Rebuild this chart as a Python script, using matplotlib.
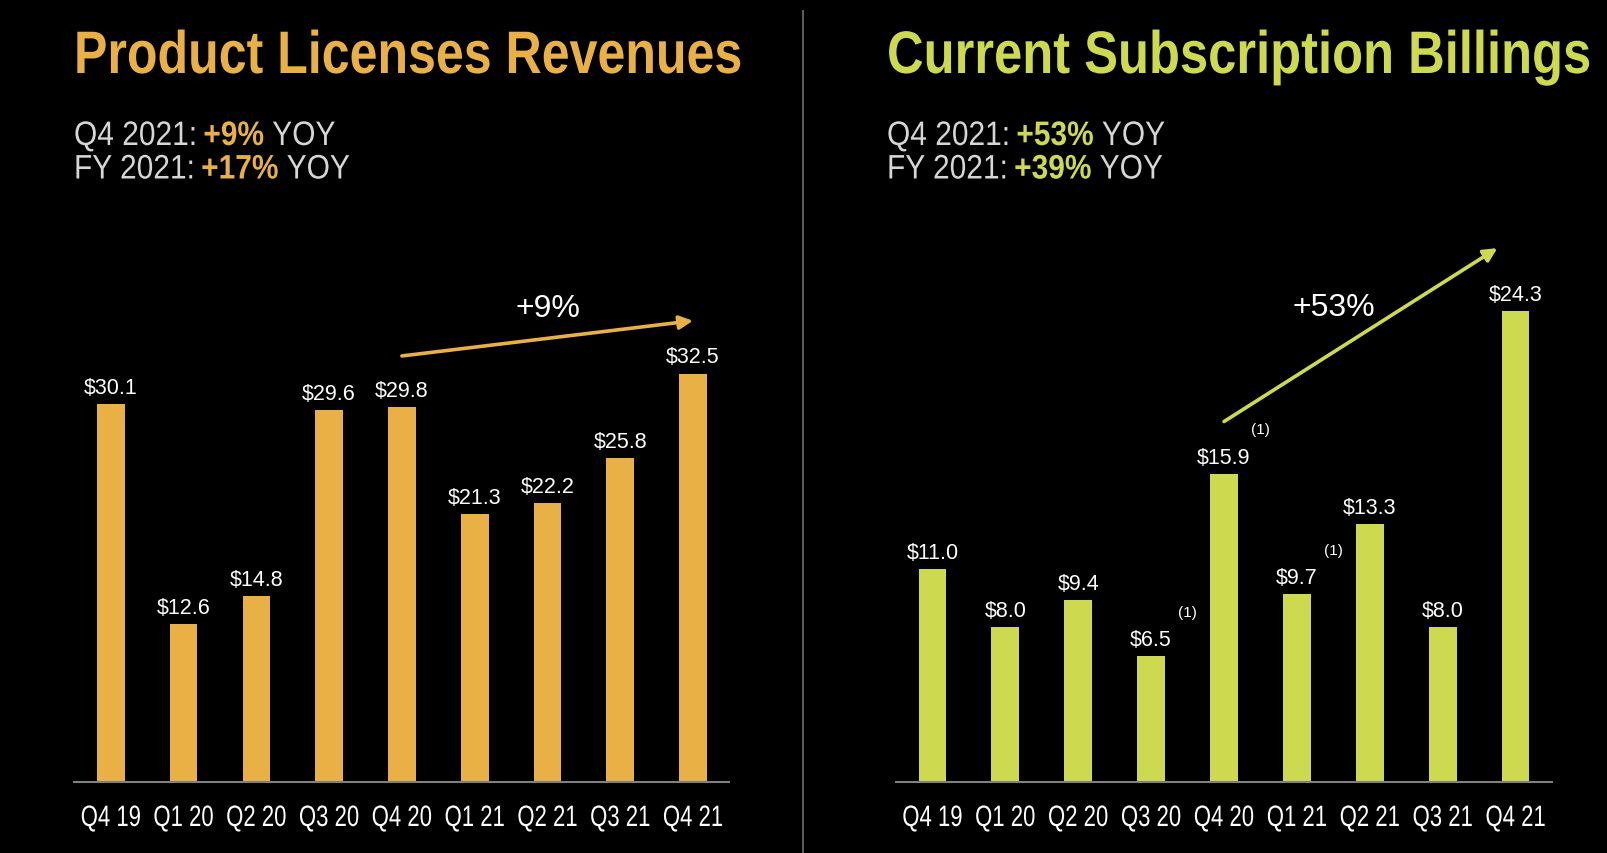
import matplotlib.pyplot as plt
from matplotlib.lines import Line2D
from matplotlib.textpath import TextPath
from matplotlib.patches import PathPatch
from matplotlib.font_manager import FontProperties
from matplotlib.transforms import Affine2D

# data ($M)
quarters = ['Q4 19', 'Q1 20', 'Q2 20', 'Q3 20', 'Q4 20', 'Q1 21', 'Q2 21', 'Q3 21', 'Q4 21']
licenses = [30.1, 12.6, 14.8, 29.6, 29.8, 21.3, 22.2, 25.8, 32.5]
billings = [11.0, 8.0, 9.4, 6.5, 15.9, 9.7, 13.3, 8.0, 24.3]
billings_footnotes = [3, 4, 5]   # bars flagged with (1)

lic_q4_yoy, lic_fy_yoy = '+9%', '+17%'
bil_q4_yoy, bil_fy_yoy = '+53%', '+39%'

ORANGE = '#E9B145'
LIME = '#CDD94E'
GREY_TXT = '#D6D6D6'

plt.rcParams['font.family'] = ['Liberation Sans', 'DejaVu Sans']

W, H = 1608, 854
fig = plt.figure(figsize=(W / 100, H / 100), dpi=100, facecolor='black')


def squeezed(x, y, s, size_px, sx, color, weight='normal', ha='left'):
    """
    The slide uses a narrow font, so draw the text as a path squeezed horizontally.
    x, y are pixels from the bottom-left of the figure (y = baseline)
    returns the x where the ink ends
    """
    fp = FontProperties(family='Liberation Sans', weight=weight)
    path = TextPath((0, 0), s, size=size_px, prop=fp)
    ext = path.get_extents()
    off = 0
    if ha == 'center':
        off = -(ext.x0 + ext.x1) / 2 * sx
    tr = Affine2D().scale(sx, 1).translate(x + off, y)
    fig.add_artist(PathPatch(path, transform=tr, facecolor=color, edgecolor='none', lw=0))
    return x + off + ext.x1 * sx


def yoy_line(x, y, label, pct, color):
    size, sx = 34, 0.88
    gap = 0.30 * size * sx
    x = squeezed(x, y, label, size, sx, GREY_TXT) + gap
    x = squeezed(x, y, pct, size, sx, color, weight='bold') + gap
    squeezed(x, y, 'YOY', size, sx, GREY_TXT)


def bar_panel(rect, values, color, ymax, title, title_sx, q4, fy, title_x, arrow, pct_offset):
    ax = fig.add_axes(rect)
    ax.set_facecolor('black')
    xs = range(len(values))
    ax.bar(xs, values, width=0.38, color=color)
    ax.set_xlim(-0.5, len(values) - 0.5)
    ax.set_ylim(0, ymax)

    # value labels on top of bars
    for i, v in enumerate(values):
        ax.annotate(f'${v:.1f}', (i, v), xytext=(0, 8), textcoords='offset points',
                    ha='center', va='baseline', color='white', fontsize=15.5)

    # growth arrow from Q4 20 to Q4 21
    (i0, lift0), (i1, dx1, lift1) = arrow
    x0, y0 = i0, values[i0] + lift0
    x1, y1 = i1 + dx1, values[i1] + lift1
    ax.annotate('', xy=(x1, y1), xytext=(x0, y0),
                arrowprops=dict(arrowstyle='-|>', color=color, lw=2.6, mutation_scale=20,
                                shrinkA=0, shrinkB=0))
    ax.annotate(q4, ((x0 + x1) / 2, (y0 + y1) / 2), xytext=pct_offset, textcoords='offset points',
                ha='center', va='center', color='white', fontsize=23)

    # axis styling
    for s in ['top', 'left', 'right']:
        ax.spines[s].set_visible(False)
    ax.spines['bottom'].set_color('#808080')
    ax.spines['bottom'].set_linewidth(1.5)
    ax.set_yticks([])
    ax.set_xticks([])

    # quarter labels in the narrow face
    for i, q in enumerate(quarters):
        px = ax.transData.transform((i, 0))[0]
        squeezed(px, 27, q, 29.5, 0.75, 'white', ha='center')

    # title + yoy lines
    squeezed(title_x, H - 74, title, 60, title_sx, color, weight='bold')
    yoy_line(title_x, H - 146, 'Q4 2021:', q4, color)
    yoy_line(title_x, H - 179.5, 'FY 2021:', fy, color)
    return ax


ax1 = bar_panel([0.0463, 0.0831, 0.4073, 0.6623], licenses, ORANGE, 45,
                'Product Licenses Revenues', 0.835, lic_q4_yoy, lic_fy_yoy, 74,
                ((4, 4.1), (8, 0.0, 4.2)), (0, 22))

ax2 = bar_panel([0.5572, 0.0831, 0.4080, 0.6808], billings, LIME, 30,
                'Current Subscription Billings', 0.845, bil_q4_yoy, bil_fy_yoy, 887,
                ((4, 2.7), (8, -0.25, 3.25)), (-19, 20))

# footnote markers
for i in billings_footnotes:
    ax2.annotate('(1)', (i, billings[i]), xytext=(26, 32), textcoords='offset points',
                 ha='center', va='center', color='white', fontsize=11)

# divider between the two panels
fig.add_artist(Line2D([803 / W, 803 / W], [0, 1 - 12 / H], color='#5a5a5a', lw=1.5))

plt.savefig('out.png', dpi=100, facecolor='black')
--
* [Written problem]: Omit every picture while copying the listing above exactly.

* [Answer for this exercise]:
Rebuild this chart as a Python script, using matplotlib.
import matplotlib.pyplot as plt
from matplotlib.lines import Line2D
from matplotlib.textpath import TextPath
from matplotlib.patches import PathPatch
from matplotlib.font_manager import FontProperties
from matplotlib.transforms import Affine2D

# data ($M)
quarters = ['Q4 19', 'Q1 20', 'Q2 20', 'Q3 20', 'Q4 20', 'Q1 21', 'Q2 21', 'Q3 21', 'Q4 21']
licenses = [30.1, 12.6, 14.8, 29.6, 29.8, 21.3, 22.2, 25.8, 32.5]
billings = [11.0, 8.0, 9.4, 6.5, 15.9, 9.7, 13.3, 8.0, 24.3]
billings_footnotes = [3, 4, 5]   # bars flagged with (1)

lic_q4_yoy, lic_fy_yoy = '+9%', '+17%'
bil_q4_yoy, bil_fy_yoy = '+53%', '+39%'

ORANGE = '#E9B145'
LIME = '#CDD94E'
GREY_TXT = '#D6D6D6'

plt.rcParams['font.family'] = ['Liberation Sans', 'DejaVu Sans']

W, H = 1608, 854
fig = plt.figure(figsize=(W / 100, H / 100), dpi=100, facecolor='black')


def squeezed(x, y, s, size_px, sx, color, weight='normal', ha='left'):
    """
    The slide uses a narrow font, so draw the text as a path squeezed horizontally.
    x, y are pixels from the bottom-left of the figure (y = baseline)
    returns the x where the ink ends
    """
    fp = FontProperties(family='Liberation Sans', weight=weight)
    path = TextPath((0, 0), s, size=size_px, prop=fp)
    ext = path.get_extents()
    off = 0
    if ha == 'center':
        off = -(ext.x0 + ext.x1) / 2 * sx
    tr = Affine2D().scale(sx, 1).translate(x + off, y)
    fig.add_artist(PathPatch(path, transform=tr, facecolor=color, edgecolor='none', lw=0))
    return x + off + ext.x1 * sx


def yoy_line(x, y, label, pct, color):
    size, sx = 34, 0.88
    gap = 0.30 * size * sx
    x = squeezed(x, y, label, size, sx, GREY_TXT) + gap
    x = squeezed(x, y, pct, size, sx, color, weight='bold') + gap
    squeezed(x, y, 'YOY', size, sx, GREY_TXT)


def bar_panel(rect, values, color, ymax, title, title_sx, q4, fy, title_x, arrow, pct_offset):
    ax = fig.add_axes(rect)
    ax.set_facecolor('black')
    xs = range(len(values))
    ax.bar(xs, values, width=0.38, color=color)
    ax.set_xlim(-0.5, len(values) - 0.5)
    ax.set_ylim(0, ymax)

    # value labels on top of bars
    for i, v in enumerate(values):
        ax.annotate(f'${v:.1f}', (i, v), xytext=(0, 8), textcoords='offset points',
                    ha='center', va='baseline', color='white', fontsize=15.5)

    # growth arrow from Q4 20 to Q4 21
    (i0, lift0), (i1, dx1, lift1) = arrow
    x0, y0 = i0, values[i0] + lift0
    x1, y1 = i1 + dx1, values[i1] + lift1
    ax.annotate('', xy=(x1, y1), xytext=(x0, y0),
                arrowprops=dict(arrowstyle='-|>', color=color, lw=2.6, mutation_scale=20,
                                shrinkA=0, shrinkB=0))
    ax.annotate(q4, ((x0 + x1) / 2, (y0 + y1) / 2), xytext=pct_offset, textcoords='offset points',
                ha='center', va='center', color='white', fontsize=23)

    # axis styling
    for s in ['top', 'left', 'right']:
        ax.spines[s].set_visible(False)
    ax.spines['bottom'].set_color('#808080')
    ax.spines['bottom'].set_linewidth(1.5)
    ax.set_yticks([])
    ax.set_xticks([])

    # quarter labels in the narrow face
    for i, q in enumerate(quarters):
        px = ax.transData.transform((i, 0))[0]
        squeezed(px, 27, q, 29.5, 0.75, 'white', ha='center')

    # title + yoy lines
    squeezed(title_x, H - 74, title, 60, title_sx, color, weight='bold')
    yoy_line(title_x, H - 146, 'Q4 2021:', q4, color)
    yoy_line(title_x, H - 179.5, 'FY 2021:', fy, color)
    return ax


ax1 = bar_panel([0.0463, 0.0831, 0.4073, 0.6623], licenses, ORANGE, 45,
                'Product Licenses Revenues', 0.835, lic_q4_yoy, lic_fy_yoy, 74,
                ((4, 4.1), (8, 0.0, 4.2)), (0, 22))

ax2 = bar_panel([0.5572, 0.0831, 0.4080, 0.6808], billings, LIME, 30,
                'Current Subscription Billings', 0.845, bil_q4_yoy, bil_fy_yoy, 887,
                ((4, 2.7), (8, -0.25, 3.25)), (-19, 20))

# footnote markers
for i in billings_footnotes:
    ax2.annotate('(1)', (i, billings[i]), xytext=(26, 32), textcoords='offset points',
                 ha='center', va='center', color='white', fontsize=11)

# divider between the two panels
fig.add_artist(Line2D([803 / W, 803 / W], [0, 1 - 12 / H], color='#5a5a5a', lw=1.5))

plt.savefig('out.png', dpi=100, facecolor='black')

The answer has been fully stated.